Sunday, December 31, 2017

Costa Rica's Turquoise River - A Natural Optical Illusion



That blue water doesn't look too natural to me.

I mean it's a gorgeous blue, but it's a blue that doesn't seem quite right.

Apparently - at least according to this article - there's no copper in the water, so that's not what it's blue.

Instead, the Rio Celeste produces particulates of aluimosilicate of exactly the right size to reflect light in the blue area of the spectrum. Neither tributary contains particles of the right size, but...
[t]here was only one puzzle left to solve, though. If Rio Buena Vista also had an abundance of aluminosilicate, how come its water looked completely transparent, while Rio Celeste appeared to be turquoise? It turned out to be a matter of particle size. Upon analyzing samples from both bodies of water, scientists realized that aluminosilicate particles in Rio Buena Vista measured 184 nanometers (nm), while those in Rio Celeste were much larger at 566 nm

“This increase in size is what causes the scattering of sunlight, such that it occurs principally in the blue region of the visible spectrum. So that’s why we have that spectacular light blue color of the Rio Celeste” said Dr. Max Chavarría Vargas, who lead the scientific investigation into the turquoise waters of Rio Celeste. “It’s one of those quirks of nature where one of the rivers provides mineral material with one size and the other river provides the acidic environment so that those particles grow.”
Who knew that particulate size mattered?


Monday, December 18, 2017

Brad Makes a Knife with Bob Kramer | It's Alive | Bon Appétit



I'm a fan of goofy Brad, the host of the video series, It's Alive. Mostly the show is about cooking in the realm of fermented foods (kombucha, beer, garlic honey, cultured butter, sauerkraut, etc), but this time Brad goes to a small-scale knife shop because, as he says at about 13:10, "this ain't necessarily alive, but it's got energy...watching [the knife-making process] from start to finish, if it don't make you feel alive, I can't help you.

There are a bunch of metal topics covered here...
  • 0:45 - "make some steel from scratch"...they make their steel from powdered ingredients (carbon, iron, manganese) and then melt them together
  • 1:30 - induction heat melting of the steel ingredients
  • 2:20 (and again at 3:00) - forging...the take the fresh, steel 'biscuit', reheat it 
  • 2:45 - heating the steel back up to the plastic state...they don't mention the phase transition from BCC to FCC, but they do explain that hot steel can change it shape more easily...and that they have to reheat the 'biscuit' because it's getting cold
  • 3:30 - rolling mill...a small mill but still far larger than what we show in the summer workshop
  • 4:15 - forge welding different steels together...they only refer to the steels as steel A and steel B...no mention of high- or low-carbon steels
  • 4:40 - iron oxide...the captions explain that, "[t]hose dark flakes are iron oxide.

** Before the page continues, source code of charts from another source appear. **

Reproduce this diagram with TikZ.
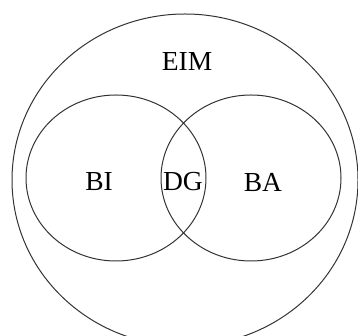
\documentclass[tikz,border=0pt]{standalone}
\usepackage{fontspec}
\setmainfont{Liberation Serif}
\usetikzlibrary{shapes.geometric}

\begin{document}
\begin{tikzpicture}[x=1pt, y=1pt, every node/.style={font=\fontsize{27.5}{32}\selectfont}]
            \useasboundingbox (0,0) rectangle (358,336);
            % Sets
            \node[draw=black!80, line width=1pt, ellipse, minimum width=346pt, minimum height=332pt, inner sep=0pt] (eim) at (185,156) {};
            \node[draw=black!80, line width=1pt, ellipse, minimum width=180pt, minimum height=166pt, inner sep=0pt] (bi) at (116,158) {};
            \node[draw=black!80, line width=1pt, ellipse, minimum width=180pt, minimum height=166pt, inner sep=0pt] (ba) at (251,158) {};

            % Labels
            \node (eimlabel) at (187,274) {EIM};
            \node (bilabel) at (99,154) {BI};
            \node (dglabel) at (183,154) {DG};
            \node (balabel) at (263,154) {BA};
        \end{tikzpicture}
\end{document}
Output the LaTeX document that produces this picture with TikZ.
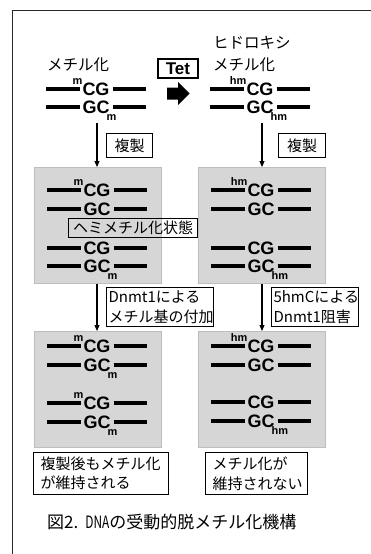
\documentclass[tikz,border=0pt]{standalone}
\usepackage{fontspec}
\setmainfont{Noto Sans CJK JP}
\newfontfamily\arialfont{Liberation Sans}
\usetikzlibrary{arrows.meta}
\definecolor{boxgray}{RGB}{214,214,214}
\definecolor{boxedge}{RGB}{190,190,190}
\definecolor{framecol}{RGB}{40,40,40}
\tikzset{
 dnaline/.style={line width=3.6pt},
 dnatext/.style={font=\arialfont\bfseries\fontsize{18}{18}\selectfont, inner sep=0.3pt},
 suptext/.style={font=\arialfont\bfseries\fontsize{11}{11}\selectfont, inner sep=0pt},
 graybox/.style={fill=boxgray, draw=boxedge, line width=0.6pt, minimum width=127pt, minimum height=116pt, anchor=north west, inner sep=0pt},
 labelbox/.style={draw, line width=1.1pt, fill=white, anchor=north west, font=\fontsize{15}{19.5}\selectfont},
 varrow/.style={line width=1.1pt, -{Triangle[length=6pt,width=5pt]}},
 jtext/.style={font=\fontsize{15.5}{22}\selectfont, inner sep=0pt, anchor=west, align=left},
 framepen/.style={line width=1.2pt, draw=framecol}
}
\newcommand\strand[6]{%
 \node[dnatext] (#1) at (#2,#3) {#4};
 \draw[dnaline, shorten >=2.5pt] (#2-50,#3) -- (#1.west);
 \draw[dnaline, shorten <=2.5pt] (#1.east) -- (#2+50,#3);
 \ifx&#5&\else\node[suptext,anchor=south east] (#1-sup) at ([xshift=0.5pt,yshift=4.5pt]#1.west) {#5};\fi
 \ifx&#6&\else\node[suptext,anchor=base west] (#1-sub) at ([xshift=-3.5pt,yshift=-13pt]#1.east) {#6};\fi
}
\begin{document}
\begin{tikzpicture}[x=1pt,y=-1pt]
\useasboundingbox (0,0) rectangle (371,554);
% frame
\draw[framepen] (371,10.5) -- (12.5,10.5) -- (12.5,554);

% top labels
\node[jtext] (lblL) at (47,65) {メチル化};
\node[jtext] (lblR) at (213,54) {ヒドロキシ\\メチル化};

% Tet and thick arrow
\node[draw, line width=1.8pt, font=\arialfont\bfseries\fontsize{17}{17}\selectfont, minimum width=40pt, minimum height=19pt, inner sep=0pt, anchor=north west] (tet) at (157,58) {Tet};
\fill (167,87.5) -- (178,87.5) -- (178,82) -- (189.5,93.5) -- (178,105) -- (178,99.5) -- (167,99.5) -- cycle;

% gray boxes
\node[graybox] (mL) at (34,167) {};
\node[graybox] (mR) at (198,167) {};
\node[graybox] (bL) at (34,331) {};
\node[graybox] (bR) at (198,331) {};

% top DNA
\strand{t1}{96}{89}{CG}{m}{}
\strand{t2}{96}{107}{GC}{}{m}
\strand{t3}{260}{89}{CG}{hm}{}
\strand{t4}{260}{107}{GC}{}{hm}

% middle DNA
\strand{m1}{97}{190}{CG}{m}{}
\strand{m2}{97}{209}{GC}{}{}
\strand{m3}{97}{248}{CG}{}{}
\strand{m4}{97}{266}{GC}{}{m}
\strand{m5}{261}{190}{CG}{hm}{}
\strand{m6}{261}{209}{GC}{}{}
\strand{m7}{261}{248}{CG}{}{}
\strand{m8}{261}{266}{GC}{}{hm}

% bottom DNA
\strand{b1}{97}{346}{CG}{m}{}
\strand{b2}{97}{365}{GC}{}{m}
\strand{b3}{97}{403}{CG}{m}{}
\strand{b4}{97}{422}{GC}{}{m}
\strand{b5}{261}{346}{CG}{hm}{}
\strand{b6}{261}{365}{GC}{}{}
\strand{b7}{261}{402}{CG}{}{}
\strand{b8}{261}{421}{GC}{}{hm}

% hemi label (no fill)
\node[labelbox, fill=none, minimum width=129pt, minimum height=19pt, inner sep=0pt] (hemi) at (68,218) {ヘミメチル化状態};

% vertical arrows
\coordinate (aL) at (97,123);
\coordinate (aR) at (262,123);
\draw[varrow] (aL) -- (aL |- mL.north);
\draw[varrow] (aR) -- (aR |- mR.north);
\draw[varrow] (mL.south -| aL) -- (bL.north -| aL);
\draw[varrow] (mR.south -| aR) -- (bR.north -| aR);

% labels by arrows
\node[labelbox, minimum width=46pt, minimum height=24pt, inner sep=0pt] (dupL) at (106,133) {複製};
\node[labelbox, minimum width=47pt, minimum height=24pt, inner sep=0pt] (dupR) at (278,133) {複製};
\node[labelbox, text width=103pt, align=left, inner xsep=2pt, minimum height=38pt] (dnmtL) at (106,287) {Dnmt1による\\メチル基の付加};
\node[labelbox, text width=83pt, align=left, inner xsep=2pt, minimum height=38pt] (hmcR) at (271,287) {5hmCによる\\Dnmt1阻害};

% result boxes
\node[labelbox, text width=121pt, align=left, inner xsep=7pt, minimum height=42pt] (resL) at (33,452) {複製後もメチル化\\が維持される};
\node[labelbox, text width=88pt, align=left, inner xsep=7pt, minimum height=42pt] (resR) at (205,452) {メチル化が\\維持されない};

% caption
\node[jtext, font=\fontsize{17}{17}\selectfont] (cap) at (47,522) {図2.\hspace{7pt}\scalebox{0.7}[1]{DNA}の受動的脱メチル化機構};
\end{tikzpicture}
\end{document}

High temperatures accelerate the oxidation process."
  • 6:20 - "quench tank there, Vinnie"...Vinnie is the camera man for all the Bon Appétit videos...no explanation yet as to why you would quench something
  • 6:58 - hardening the knife...molten salt bath for an oxygen-free atmosphere for heating..."dissolving the carbon into the iron" then capturing it during the quench...followed by a tempering bath to, "bring the knife to a working hardness, so it's not too hard...not too brittle"..."when it's hardened, it's under a lot of STRESS...we go in there (the tempering bath) and it just adds some heat, kind of massages it...makes the knife 'happy'...yeah, this is the 'martini' for the knife"...there's a decent graphic summary of this at 7:50
  • 8:40 - acid etching the knife..."the acid eats these layers at a different rate...because we mixed in different things in the steel"
  • 11:20 - nothing curricular, but watching Bob Kramer put a blade on the knife just by eye as stunning...I assume it took a few more passes than what the video shows, but he makes it look so casual and awesome...I'm amazed
Warnings
  • 7:35 - mention of making the steel happy via a 'martini'
  • 10:20 - there's a bleeped, "I always f*#^ that up"
Brad's a goof, but it's loads of fun to watch him make a knife.